Patisserie Valerie: It’s Not the Accountants Responsibility to Spot Fraud
The news that hundreds of Patisserie Valerie staff who lost their jobs last month have not received their final pay packet is perhaps the final insult in what has been an undignified few months for the café chain.
As Patisserie Valerie staff are made redundant in the wake of a suspected fraud, Nicola Sharp, at Rahman Ravelli, explains why companies should not rely on the accountants to recognise financial crime.
Whilst Patisserie Valerie’s chairman has extended an interest-free loan to the company to ensure wages are paid to staff still working for it this does not cover those made redundant.
More than 900 people lost their jobs when 70 of the cafe group’s outlets closed last month; just over three months after a £40M black hole was found in its accounts. The company, which is now in administration, blamed the problem on “potentially fraudulent” accounting irregularities and the Serious Fraud Office has begun an investigation.
Those worst affected by the problems at Patisserie Valerie may have little time for anyone who argues that a company’s auditors shouldn’t shoulder the blame for failing to uncover fraud.
David Dunckley, the head of Grant Thornton, the café chain’s former auditors, told MPs on the business, energy and industrial strategy committee that normal audit procedures may not be able to identify sophisticated fraud.
His arguments are valid. Of course, those who check the accounts may have a chance to recognise when something is obviously wrong. But most frauds are unlikely to be glaringly obvious. If they were, they would all be detected.
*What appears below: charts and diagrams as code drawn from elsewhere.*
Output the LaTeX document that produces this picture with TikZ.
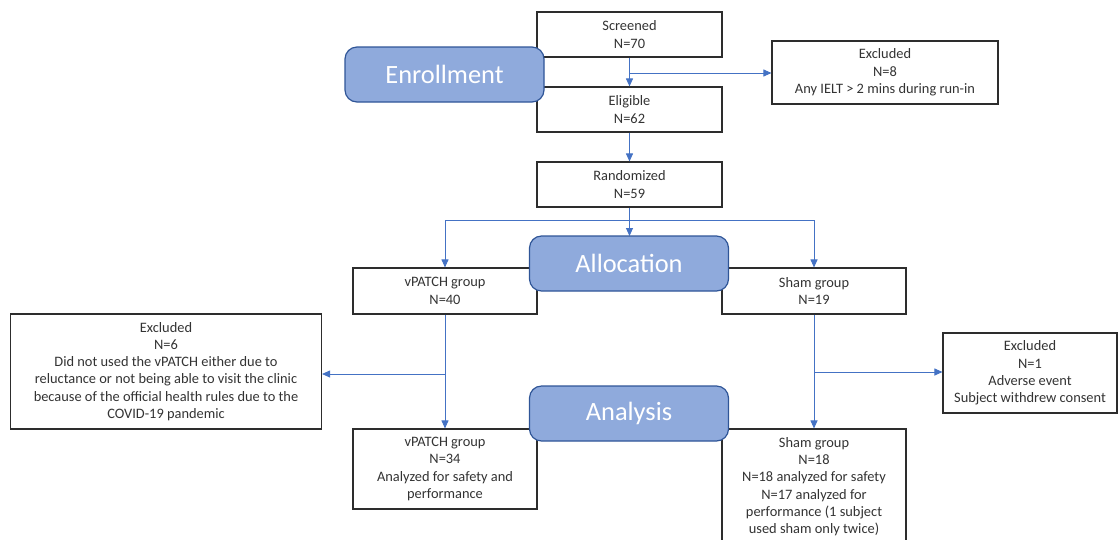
\documentclass[tikz,border=0pt]{standalone}
\usepackage{fontspec}
\setmainfont{Carlito}
\usetikzlibrary{arrows.meta}
\definecolor{boxline}{RGB}{45,45,45}
\definecolor{phasefill}{RGB}{143,170,220}
\definecolor{phaseline}{RGB}{47,85,151}
\definecolor{flowblue}{RGB}{68,114,196}
\tikzset{
  box/.style={draw=boxline,line width=1.1pt,fill=white,align=center,inner sep=0pt,text=black!80,font=\fontsize{14.4}{17.3}\selectfont},
  phase/.style={draw=phaseline,line width=1.2pt,fill=phasefill,rounded corners=12pt,text=white,inner sep=0pt,
    minimum width=199pt,minimum height=55pt,font=\fontsize{26.4}{28}\selectfont},
  flow/.style={draw=flowblue,line width=0.9pt,-{Triangle[length=8pt,width=7pt]}}
}
\begin{document}
\begin{tikzpicture}[x=1pt,y=-1pt]
  \clip (0,0) rectangle (1118,539);
  \node[box,minimum width=185pt,minimum height=45pt] (scr) at (629.5,34.5) {Screened\\N=70};
  \node[box,minimum width=185pt,minimum height=45pt] (eli) at (629.5,109.5) {Eligible\\N=62};
  \node[box,minimum width=185pt,minimum height=45pt] (rnd) at (629.5,184.5) {Randomized\\N=59};
  \node[box,minimum width=226pt,minimum height=63pt] (exc1) at (885,72.5) {Excluded\\N=8\\Any IELT > 2 mins during run-in};
  \node[box,minimum width=184pt,minimum height=46pt] (vp1) at (445,291) {vPATCH group\\N=40};
  \node[box,minimum width=184pt,minimum height=46pt] (sh1) at (814,291) {Sham group\\N=19};
  \node[box,minimum width=311pt,minimum height=115pt] (exc2) at (166,371.5) {Excluded\\N=6\\Did not used the vPATCH either due to\\reluctance or not being able to visit the clinic\\because of the official health rules due to the\\COVID-19 pandemic};
  \node[box,minimum width=174pt,minimum height=80pt] (exc3) at (1030,373) {Excluded\\N=1\\Adverse event\\Subject withdrew consent};
  \node[box,minimum width=184pt,minimum height=80pt] (vp2) at (445,469) {vPATCH group\\N=34\\Analyzed for safety and\\performance};
  \node[box,minimum width=184pt,minimum height=115pt] (sh2) at (814,486.5) {Sham group\\N=18\\N=18 analyzed for safety\\N=17 analyzed for\\performance (1 subject\\used sham only twice)};
  \coordinate (b1) at (629.5,73); \coordinate (split) at (629.5,220);
  \coordinate (b2) at (445,374); \coordinate (b3) at (814,372);
  \draw[flow] (scr) -- (eli); \draw[flow] (b1) -- (b1 -| exc1.west);
  \draw[flow] (eli) -- (rnd); \draw[flow] (rnd) -- (split) -- (629.5,236);
  \draw[flow] (split) -| (vp1.north); \draw[flow] (split) -| (sh1.north);
  \draw[flow] (vp1) -- (vp2); \draw[flow] (b2) -- (b2 -| exc2.east);
  \draw[flow] (sh1) -- (sh2); \draw[flow] (b3) -- (b3 -| exc3.west);
  \node[phase] (enr) at (444.5,74.5) {Enrollment};
  \node[phase] (alo) at (629,263.5) {Allocation};
  \node[phase] (ana) at (629,413.5) {Analysis};
\end{tikzpicture}
\end{document}
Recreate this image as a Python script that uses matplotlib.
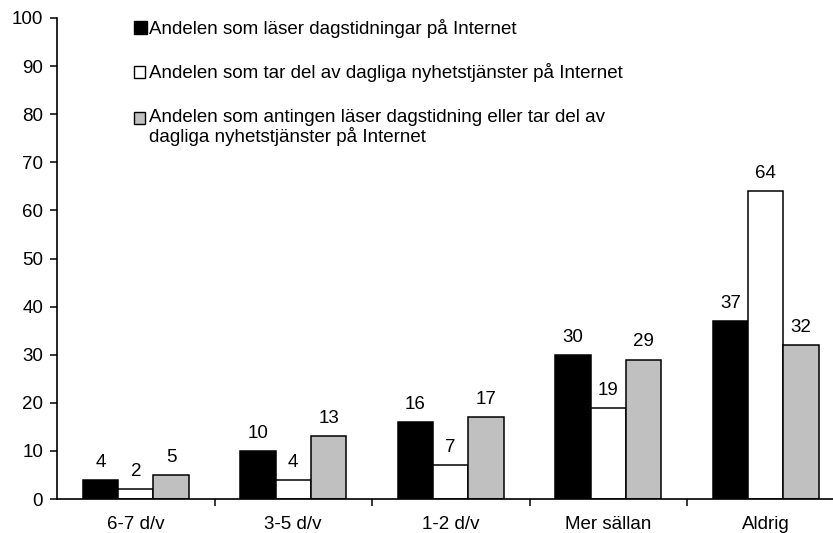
import matplotlib
matplotlib.use("Agg")
import matplotlib.pyplot as plt
from matplotlib.patches import Rectangle
import numpy as np

plt.rcParams['font.family'] = ['Liberation Sans', 'DejaVu Sans']

categories = ["6-7 d/v", "3-5 d/v", "1-2 d/v", "Mer sällan", "Aldrig"]
series_names = [
    ["Andelen som läser dagstidningar på Internet"],
    ["Andelen som tar del av dagliga nyhetstjänster på Internet"],
    ["Andelen som antingen läser dagstidning eller tar del av",
     "dagliga nyhetstjänster på Internet"],
]
reads_papers = [4, 10, 16, 30, 37]
news_services = [2, 4, 7, 19, 64]
either = [5, 13, 17, 29, 32]
series_values = [reads_papers, news_services, either]
series_colors = ["#000000", "#ffffff", "#c0c0c0"]
y_ticks = list(range(0, 101, 10))

FS = 13.5
W, H = 833, 533
fig = plt.figure(figsize=(W / 100, H / 100), dpi=100)
ax = fig.add_axes([57 / W, 1 - 499 / H, 787.5 / W, 481 / H])

x = np.arange(len(categories))
width = 0.225
offsets = [-width, 0, width]
for vals, off, col in zip(series_values, offsets, series_colors):
    bars = ax.bar(x + off, vals, width=width, color=col, edgecolor="black",
                  linewidth=1.1, zorder=2)
    for b, v in zip(bars, vals):
        ax.annotate(str(v), (b.get_x() + b.get_width() / 2, v),
                    xytext=(0, 6.5), textcoords="offset points",
                    ha="center", va="bottom", fontsize=FS)

ax.set_xlim(-0.5, len(categories) - 0.5)
ax.set_ylim(0, 100)
ax.set_yticks(y_ticks)
ax.tick_params(axis="y", length=5, width=1.1, pad=5, labelsize=FS)

# Ticks at category boundaries, labels centred in each category
ax.set_xticks(np.arange(len(categories) - 1) + 0.5)
ax.set_xticklabels([])
ax.set_xticks(x, minor=True)
ax.set_xticklabels(categories, minor=True, fontsize=FS)
ax.tick_params(axis="x", which="major", length=5, width=1.1)
ax.tick_params(axis="x", which="minor", length=0, pad=12)

for side in ("top", "right"):
    ax.spines[side].set_visible(False)
for side in ("left", "bottom"):
    ax.spines[side].set_linewidth(1.2)

# Legend drawn as coloured squares with text beside them
legend_rows = [28, 72, 118]
box_sizes = [13, 11, 11]
line_step = 19
for lines, col, yc, s in zip(series_names, series_colors, legend_rows, box_sizes):
    fig.patches.append(Rectangle((134 / W, 1 - (yc + s / 2) / H), s / W, s / H,
                                 transform=fig.transFigure, facecolor=col,
                                 edgecolor="black", linewidth=1.0))
    for i, line in enumerate(lines):
        fig.text(149 / W, 1 - (yc + i * line_step) / H, line, ha="left",
                 va="center", fontsize=FS)

fig.savefig("out.png", dpi=100)
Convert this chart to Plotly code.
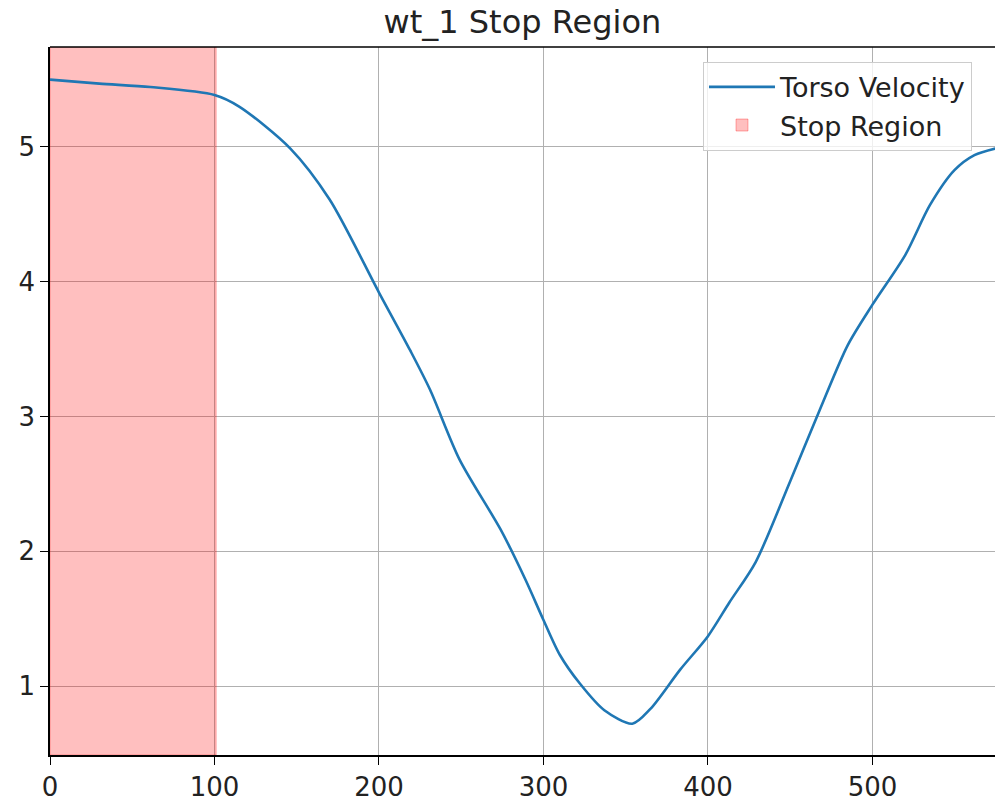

Having represented accountants in a variety of cases, it would be wrong to simply blame the money men for failing to recognise fraud. Any company that is genuine about wanting to prevent fraud must devise and implement measures that have the effect of making it as difficult as possible to carry out. Every member of staff needs to be aware of possible signs of wrongdoing and of the need to report any suspicions they may have.
Research has indicated that companies lose an average of 7% of annual turnover to fraud. Exactly how much Patisserie Valerie has lost – and whether it is all down to fraud – remains to be seen. But as it stands, the company is in turmoil. That in itself is an indicator of how important it can be for a company to create procedures to combat fraud.
Businesses themselves need to ensure they are doing everything possible to design out the possibility of fraud. Putting it simply, the harder it is to perpetrate fraud, the less likely it is to be committed. And it is the companies who have to recognise this and take all relevant steps.
The accountants are not there to protect firms against fraud. They never have been. That responsibility lies with the company itself.